Certains de vos personnages ratent le train de l’intégration, même bon étudiant ou travailleur modèle. Le défi est-il insurmontable?

Je montre que partir de ces banlieues était la seule solution. Certains n’ont pas pu surmonter ce déterminisme social. Mais d’autres ont réussi à s’en sortir. Les filles mieux que les garçons parce que le fait d’avoir été « enfermées » en appartement les a davantage préservées de la drogue, de la délinquance… J’ai aussi voulu souligner cette complexité. Mon livre n’est ni plus ni moins violent que la réalité. Et le soleil présent dans le titre est important. Je suis de la troisième génération de ces familles. Je suis la preuve que ces enfants se sont aussi intégrés. Cela a été possible. Je ne suis pas en colère. Je ne suis pas dans une position victimaire. Je ne suis pas misérabiliste. J’ai envie d’avancer en ayant connaissance de cette histoire, en la décrivant par le biais d’un roman et en humanisant une question que l’on déshumanise souvent. Il faut laisser du temps au temps.
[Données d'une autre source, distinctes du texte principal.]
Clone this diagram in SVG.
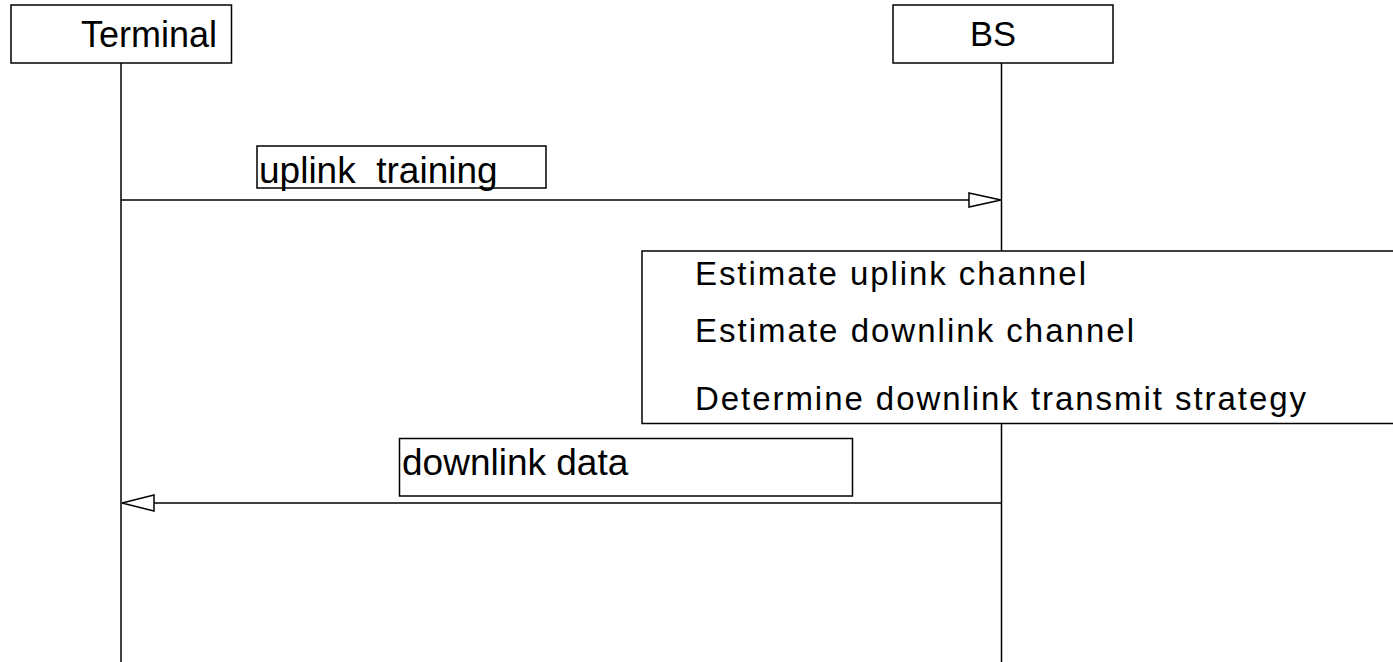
<svg xmlns="http://www.w3.org/2000/svg" width="1393" height="662" viewBox="0 0 1393 662">
<style>
.box{fill:#fff;stroke:#000;stroke-width:1.5}
.line{stroke:#000;stroke-width:1.5;fill:none}
.head{fill:#fff;stroke:#000;stroke-width:1.5;stroke-linejoin:miter}
text{font-family:"Liberation Sans",Arial,sans-serif;fill:#000}
.t{font-size:36px}
.p{font-size:33px}
</style>
<rect width="1393" height="662" fill="#fff"/>
<g id="lifelines">
<line class="line" x1="121" y1="63" x2="121" y2="662"/>
<line class="line" x1="1001.5" y1="63" x2="1001.5" y2="662"/>
</g>
<g id="terminal">
<rect class="box" x="11" y="5" width="220.5" height="58"/>
<text class="t" x="81" y="47">Terminal</text>
</g>
<g id="bs">
<rect class="box" x="893" y="5" width="220" height="58"/>
<text class="t" x="970" y="46" style="font-size:34.5px">BS</text>
</g>
<g id="connectors">
<line class="line" x1="121" y1="200" x2="969" y2="200"/>
<polygon class="head" points="969,193 1001,200 969,207"/>
<line class="line" x1="154" y1="503" x2="1001.5" y2="503"/>
<polygon class="head" points="154,495 122,503 154,511"/>
</g>
<g id="uplink-label">
<rect class="box" x="257" y="146" width="289" height="42"/>
<text class="t" x="259" y="183" style="font-size:37px" xml:space="preserve">uplink  training</text>
</g>
<g id="process">
<rect class="box" x="642" y="251" width="760" height="172.5"/>
<text class="p" x="695" y="285" textLength="391" lengthAdjust="spacing">Estimate uplink channel</text>
<text class="p" x="695" y="342" textLength="439" lengthAdjust="spacing">Estimate downlink channel</text>
<text class="p" x="695" y="410" textLength="611" lengthAdjust="spacing">Determine downlink transmit strategy</text>
</g>
<g id="downlink-label">
<rect class="box" x="399.5" y="438.5" width="453" height="57.5"/>
<text class="t" x="402" y="475" style="font-size:37px">downlink data</text>
</g>
</svg>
Comment expliquer que les rapports entre la France et l’Algérie soient encore si compliqués, soixante ans après l’indépendance?

Je pense que le temps n’a pas encore fait son travail. Beaucoup de Français ont une histoire particulière avec l’Algérie, qu’ils soient anciens coopérants, pieds-noirs, immigrés… C’est normal que le souvenir soit encore à vif parce que les souffrances n’ont pas été guéries. Mais quand le travail de mémoire sera fait, et il commence à l’être, les choses s’apaiseront.

Ne pas avoir ce débat ne fait-il pas le jeu des extrêmes?

Emmanuel Macron évoque la « rente mémorielle » exploitée par le pouvoir en Algérie. Mais on se sert aussi de la question algérienne quand on fait campagne en France. C’est le côté dramatique de cette situation parce qu’on en parle de la même façon alors qu’on pourrait avoir une position beaucoup plus distanciée.